Bevor also mit Personalisierungen angefangen wird, sollten zunächst die folgenden Fragen beantwortet werden:

  • Was genau soll wie und für wen personalisiert werden?
  • Welche Daten werden benötigt? 
  • Welche Daten sind derzeit verfügbar?
  • Wie können notwendige, aber fehlenden Daten erhoben werden?

Was bleibt als Résumé?

Der Verzicht auf Third-Party-Cookies zwingt das Online-Marketing, sich anderweitig auszurichten, indem darüber nachgedacht wird, welche Mittel und Tools zur Verfügung stehen, um die eigenen Ziele zu erreichen. Cookies sind eine einfache Möglichkeit, Informationen zu speichern und wurden daher schnell zu vielen verschiedenen Zwecken eingesetzt – von der gezielten Werbung bis hin zur Personalisierung. Diese Methode war jedoch von Anfang an umstritten. Daher lohnt es sich, datenschutzfreundlichere, genauere und oft auch robustere Alternativen zu suchen. 

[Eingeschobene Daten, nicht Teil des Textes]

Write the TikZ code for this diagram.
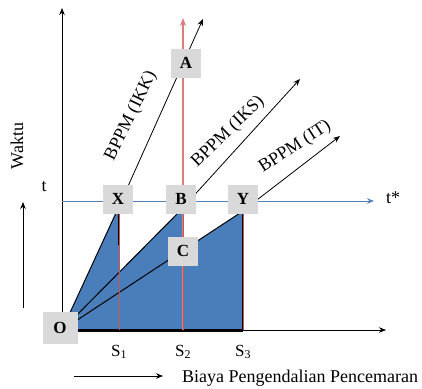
\documentclass[tikz,border=0pt]{standalone}
\usepackage{fontspec}
\setmainfont{Liberation Serif}
\usetikzlibrary{arrows.meta}
\definecolor{bluel}{RGB}{79,129,189}
\definecolor{fillb}{RGB}{74,126,187}
\definecolor{redl}{RGB}{200,85,80}
\definecolor{redar}{RGB}{220,125,125}
\definecolor{boxg}{RGB}{217,217,217}
\begin{document}
\begin{tikzpicture}[x=1pt,y=-1pt,
 lbox/.style={fill=boxg, minimum width=30pt, minimum height=29pt, inner sep=0pt, font=\fontsize{17}{17}\selectfont\bfseries},
 arr/.style={-{Stealth[length=7pt,width=5.5pt]}, line width=0.8pt},
 lab/.style={font=\fontsize{18}{18}\selectfont, inner sep=0pt},
 slab/.style={font=\fontsize{17}{17}\selectfont, inner sep=0pt},
 blk/.style={line width=1pt, black}
]
\useasboundingbox (0,0) rectangle (422,388);
% key points
\coordinate (Ot) at (62,330);
\coordinate (Xt) at (116,213); \coordinate (Xr) at (119,213); \coordinate (S1b) at (119,330);
\coordinate (Bt) at (178,213); \coordinate (Br) at (183,213); \coordinate (S2b) at (183,330);
\coordinate (Yt) at (240,213); \coordinate (Yr) at (243,213); \coordinate (S3b) at (243,330);
% fills
\fill[fillb] (Ot) -- (Xt) -- (Xr) -- (S1b) -- cycle;
\fill[fillb] (Ot) -- (Bt) -- (Br) -- (S2b) -- cycle;
\fill[fillb] (Ot) -- (Yt) -- (Yr) -- (S3b) -- cycle;
% axes
\coordinate (Ytop) at (62,8);
\coordinate (Xend) at (386,330);
\draw[arr] (Ot) -- (Ytop);
\draw[arr] (S3b) -- (Xend);
\draw[line width=3pt] (Ot) -- (S3b);
% t line
\coordinate (tL) at (62,201);
\coordinate (tR) at (374,201);
\draw[-{Stealth[length=7pt,width=5.5pt]}, line width=1pt, bluel] (tL) -- (tR);
\node[lab, anchor=center] (tstar) at (393,198) {t*};
\node[lab] (tlab) at (44,187) {t};
% slanted lines
\coordinate (IKKend) at (203,19);
\coordinate (IKSend) at (300,79);
\coordinate (ITend) at (340,136);
\draw[blk] (Ot) -- (Xt);
\draw[blk] (Ot) -- (Bt);
\draw[blk] (Ot) -- (Yt);
\draw[arr] (Xt) -- (IKKend);
\draw[arr] (Bt) -- (IKSend);
\draw[arr] (Yt) -- (ITend);
% verticals
\draw[line width=1.4pt] (Br) -- (S2b);
\draw[line width=1.4pt] (Yr) -- (S3b);
\draw[line width=1.4pt] (Xr) -- ++(0,32);
\draw[redl, line width=0.7pt] (Xr) -- (S1b);
\draw[redl, line width=0.7pt] (S3b) -- (Yr);
\coordinate (Rtop) at (183,18);
\draw[-{Stealth[length=8pt,width=6pt]}, redar, line width=1.3pt] (S2b) -- (Rtop);
\draw[redl, line width=0.6pt] (S2b) -- (Br);
% boxes
\node[lbox] (A) at (186,63) {A};
\node[lbox] (X) at (118,199) {X};
\node[lbox] (B) at (181,199) {B};
\node[lbox] (Y) at (243,199) {Y};
\node[lbox] (C) at (183,251) {C};
\node[lbox, minimum width=35pt, minimum height=32pt] (O) at (60,328) {O};
% rotated labels
\node[lab, rotate=64] (lIKK) at (131,116) {BPPM (IKK)};
\node[lab, rotate=44] (lIKS) at (228,132) {BPPM (IKS)};
\node[lab, rotate=33] (lIT) at (295,147) {BPPM (IT)};
% S labels
\node[slab] (s1) at (119,352) {S\textsubscript{1}};
\node[slab] (s2) at (183,352) {S\textsubscript{2}};
\node[slab] (s3) at (243,352) {S\textsubscript{3}};
% side labels
\node[lab, rotate=90] (waktu) at (17,146) {Waktu};
\coordinate (vaB) at (23,308);
\coordinate (vaT) at (23,202);
\draw[arr] (vaB) -- (vaT);
\coordinate (haL) at (74,376);
\coordinate (haR) at (163,376);
\draw[arr] (haL) -- (haR);
\node[lab, anchor=west] (biaya) at (182,378) {Biaya Pengendalian Pencemaran};
\end{tikzpicture}
\end{document}
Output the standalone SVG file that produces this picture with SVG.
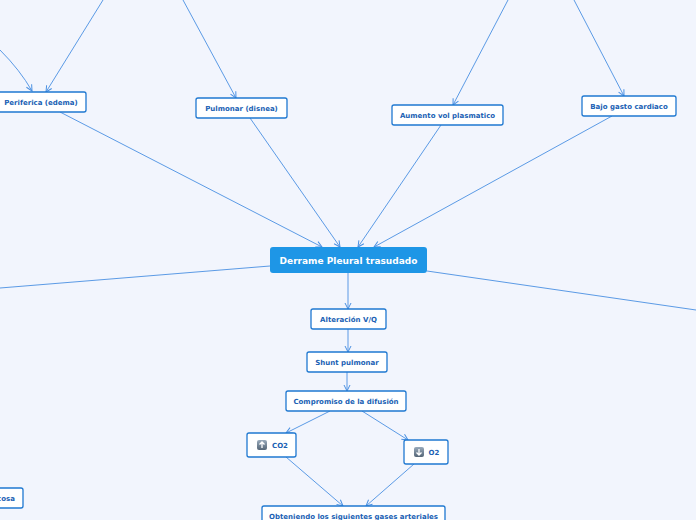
<svg xmlns="http://www.w3.org/2000/svg" width="696" height="520" viewBox="0 0 696 520">
<defs>
<marker id="a" markerWidth="8" markerHeight="8" refX="7" refY="4" orient="auto" markerUnits="userSpaceOnUse"><path d="M1,1 L7,4 L1,7" fill="none" stroke="#4a90e2" stroke-width="1"/></marker>
<linearGradient id="ic" x1="0" y1="0" x2="0" y2="1"><stop offset="0" stop-color="#9ab"/><stop offset="1" stop-color="#567"/></linearGradient>
</defs>
<style>
.n rect{fill:#fff;stroke:#1f78d1;stroke-width:1.3}
.n text{font-family:"DejaVu Sans",sans-serif;font-size:7px;font-weight:bold;fill:#1a5fb4;text-anchor:middle}
.c line,.c path{stroke:#4a90e2;stroke-width:0.9;fill:none;marker-end:url(#a)}
.c .p{marker-end:none}
</style>
<rect width="696" height="520" fill="#f2f5fd"/>
<g class="c">
<path d="M0,50 Q20,70 32,91"/>
<line x1="103" y1="0" x2="46" y2="92"/>
<line x1="183" y1="0" x2="236" y2="98"/>
<line x1="508" y1="0" x2="453" y2="105"/>
<line x1="574" y1="0" x2="624" y2="96"/>
<line x1="60" y1="112" x2="322" y2="247"/>
<line x1="250" y1="118" x2="340" y2="247"/>
<line x1="441" y1="125" x2="358" y2="247"/>
<line x1="612" y1="116" x2="374" y2="247"/>
<line class="p" x1="270" y1="266" x2="0" y2="288"/>
<line class="p" x1="427" y1="271" x2="696" y2="310"/>
<line x1="348" y1="273" x2="348" y2="309"/>
<line x1="348" y1="329" x2="348" y2="352"/>
<line x1="347" y1="372" x2="347" y2="391"/>
<line x1="330" y1="411" x2="286" y2="433"/>
<line x1="362" y1="411" x2="408" y2="440"/>
<line x1="286" y1="457" x2="343" y2="506"/>
<line x1="414" y1="464" x2="366" y2="506"/>
</g>
<g id="central"><rect x="270" y="247" width="157" height="26" rx="3" fill="#1e96e6"/><text x="348.5" y="264" font-family="DejaVu Sans,sans-serif" font-size="9" font-weight="bold" fill="#fff" text-anchor="middle">Derrame Pleural trasudado</text></g>
<g id="n1" class="n"><rect x="-4" y="92" width="90" height="20" rx="2"/><text x="41" y="105">Periferica (edema)</text></g>
<g id="n2" class="n"><rect x="196" y="98" width="91" height="20" rx="2"/><text x="241.5" y="111">Pulmonar (disnea)</text></g>
<g id="n3" class="n"><rect x="392" y="105" width="111" height="20" rx="2"/><text x="447.5" y="118">Aumento vol plasmatico</text></g>
<g id="n4" class="n"><rect x="582" y="96" width="94" height="20" rx="2"/><text x="629" y="109">Bajo gasto cardiaco</text></g>
<g id="n5" class="n"><rect x="311" y="309" width="75" height="20" rx="2"/><text x="348.5" y="322">Alteración V/Q</text></g>
<g id="n6" class="n"><rect x="307" y="352" width="80" height="20" rx="2"/><text x="347" y="365">Shunt pulmonar</text></g>
<g id="n7" class="n"><rect x="286" y="391" width="120" height="20" rx="2"/><text x="346" y="404">Compromiso de la difusión</text></g>
<g id="n8" class="n"><rect x="247" y="433" width="49" height="24" rx="2"/><rect x="257" y="440" width="10" height="10" rx="2" style="fill:url(#ic);stroke:none"/><path d="M262,448 V442 M259.5,444.5 L262,442 L264.5,444.5" stroke="#fff" stroke-width="1.3" fill="none"/><text x="280" y="448">CO2</text></g>
<g id="n9" class="n"><rect x="404" y="440" width="44" height="24" rx="2"/><rect x="414" y="447" width="10" height="10" rx="2" style="fill:url(#ic);stroke:none"/><path d="M419,449 V455 M416.5,452.5 L419,455 L421.5,452.5" stroke="#fff" stroke-width="1.3" fill="none"/><text x="434" y="455">O2</text></g>
<g id="n10" class="n"><rect x="262" y="506" width="183" height="20" rx="2"/><text x="353.5" y="519">Obteniendo los siguientes gases arteriales</text></g>
<g id="n11" class="n"><rect x="-5" y="488" width="28" height="20" rx="2"/><text x="6" y="501">cosa</text></g>
</svg>
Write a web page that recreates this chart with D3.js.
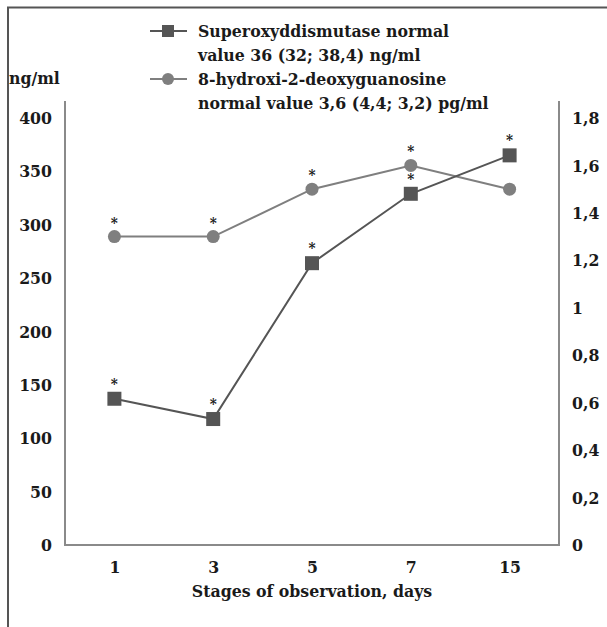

Hierbei sollte nicht vergessen werden, dass gleichzeitig  neue Gefahren entstehen können. Die schrittweise Einstellung der Nachverfolgung durch Drittanbieter:innen kann eine stärkere Abhängigkeit von Google und Facebook schaffen, da Unternehmen sich zunehmend auf Daten dieser Plattformen verlassen müssen. Weiterhin kann die Durchsetzung der Selbstidentifizierung durch den User zu einer schlechteren Nutzer:innenerfahrung führen. 

Eins ist sicher, die Veränderung kommt. Wir als Online-Marketer sollten also schnellstmöglich mit  alternativen Lösungen loslegen. Das bedeutet, erste Tests zu kontextbasierter Werbung machen, die Qualität der eigenen CRM-Daten sicherzustellen, serverseitiges Tracking zu überprüfen, die Anmeldebereitschaft der Kund:innen kennenzulernen und zu überlegen, wie Nutzer:innen über die Änderungen zu informieren sind. Fakt ist, je mehr wir jetzt tun, desto besser sind wir auf die Zukunft ohne Cookies vorbereitet.